Sicily in 3 Days 2026: One Corner, Done Right
Autore: La Redazione di www.tourleaderpro.com
Last updated: June 2026.
Honest truth from a guide: Sicily is enormous, bigger than you think, and three days is not the island, it is one corner. The fantasy loop of Palermo, Etna, Agrigento, and Taormina in three days is all driving and no Sicily. So pick one base and one corner. For a first short trip the east wins, Catania, the volcano, and Taormina cluster tightly and dazzle.
Fly into the corner you choose, Catania for the east, Palermo for the west, and keep to one outing a day. Book a guided Etna excursion and the Taormina theater. A car helps but the east is doable with trains and tours.
3-Day Sicily Itinerary (East, recommended)
Day 1: Catania
The gritty Baroque city in black lava stone: Piazza del Duomo with its elephant, the roaring La Pescheria fish market, and Via Etnea with the volcano at its end. Long seafood lunch, easy afternoon, lively evening piazzas.
Day 2: Mount Etna
A full guided day on the volcano: the cable car and craters, lava fields, and views over the coast, with a slow lunch and Etna wine on the slopes. Give it the whole day; do not pair it with anything else.
Day 3: Taormina
The clifftop town an hour up the coast: the ancient Greek Theatre framing Etna and the sea, Corso Umberto, and the cable car down to Isola Bella for a swim. A relaxed, scenic finish.
The West Alternative
Prefer the other corner? Base in Palermo for the markets and Arab-Norman gold, with Monreale's golden mosaics and a day toward the temples of Segesta. Same rule: one corner, one outing a day.
Q&A: Sicily in 3 Days
Can I see all of Sicily in 3 days?
No, and trying ruins the trip. The island is huge with slow roads, so three days means one corner done well, the east or the west, not a frantic island loop. Save the full circuit for a week or more.

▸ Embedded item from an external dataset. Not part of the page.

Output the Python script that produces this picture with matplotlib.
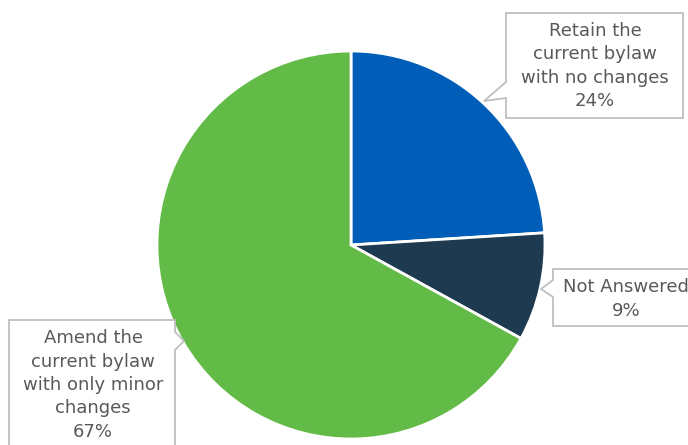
import matplotlib.pyplot as plt
from matplotlib.patches import Polygon

W, H = 688, 445

labels = ['Retain the\ncurrent bylaw\nwith no changes', 'Not Answered',
          'Amend the\ncurrent bylaw\nwith only minor\nchanges']
values = [24, 9, 67]
colors = ['#005EB8', '#1E3A51', '#62BB47']

fig = plt.figure(figsize=(W / 100, H / 100), dpi=100)
ax = fig.add_axes([0, 0, 1, 1])


def Y(y):
    # work in pixel rows counted from the top
    return H - y


ax.pie(values, colors=colors, startangle=90, counterclock=False,
       center=(351, Y(245)), radius=194,
       wedgeprops=dict(edgecolor='white', linewidth=2))


def callout(pts, text_xy, text):
    poly = Polygon([(x, Y(y)) for x, y in pts], closed=True,
                   facecolor='white', edgecolor='#BFBFBF', linewidth=1.3,
                   zorder=3)
    ax.add_patch(poly)
    ax.text(text_xy[0], Y(text_xy[1]), text, ha='center', va='center',
            fontsize=13, color='#595959', linespacing=1.38,
            family='DejaVu Sans', zorder=4)


# speech-bubble boxes with their pointers toward each slice
callout([(506, 13), (683, 13), (683, 118), (506, 118), (506, 98),
         (484, 101), (506, 82)],
        (595, 66), labels[0] + '\n%d%%' % values[0])
callout([(553, 269), (700, 269), (700, 326), (553, 326), (553, 297),
         (541, 289), (553, 280)],
        (626, 299), labels[1] + '\n%d%%' % values[1])
callout([(9, 320), (175, 320), (175, 332), (184, 341), (175, 350),
         (175, 460), (9, 460)],
        (93, 385), labels[2] + '\n%d%%' % values[2])

ax.set_xlim(0, W)
ax.set_ylim(0, H)
ax.set_aspect('equal')
ax.axis('off')

fig.savefig('out.png', dpi=100)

East or west Sicily for a short trip?
The east for first-timers: Catania, Etna, and Taormina sit close together and deliver the volcano and the views with little driving. The west, around Palermo, is grittier and more about food, markets, and Arab-Norman art.
Do I need a car?
It helps, but the east corner works well with trains between Catania and Taormina and a guided tour for Etna. In the west, Palermo's center is walkable with a short trip to Monreale.
What should I book?
A guided Etna excursion, since the volcano is active and access changes, and the Taormina Greek Theatre in high season. In the west, nothing heavy beyond your transport.
When should I go?
Spring and fall for comfortable weather and open everything. Summer is very hot and busy; Etna can be visited year-round, with snow up top in winter, so check conditions.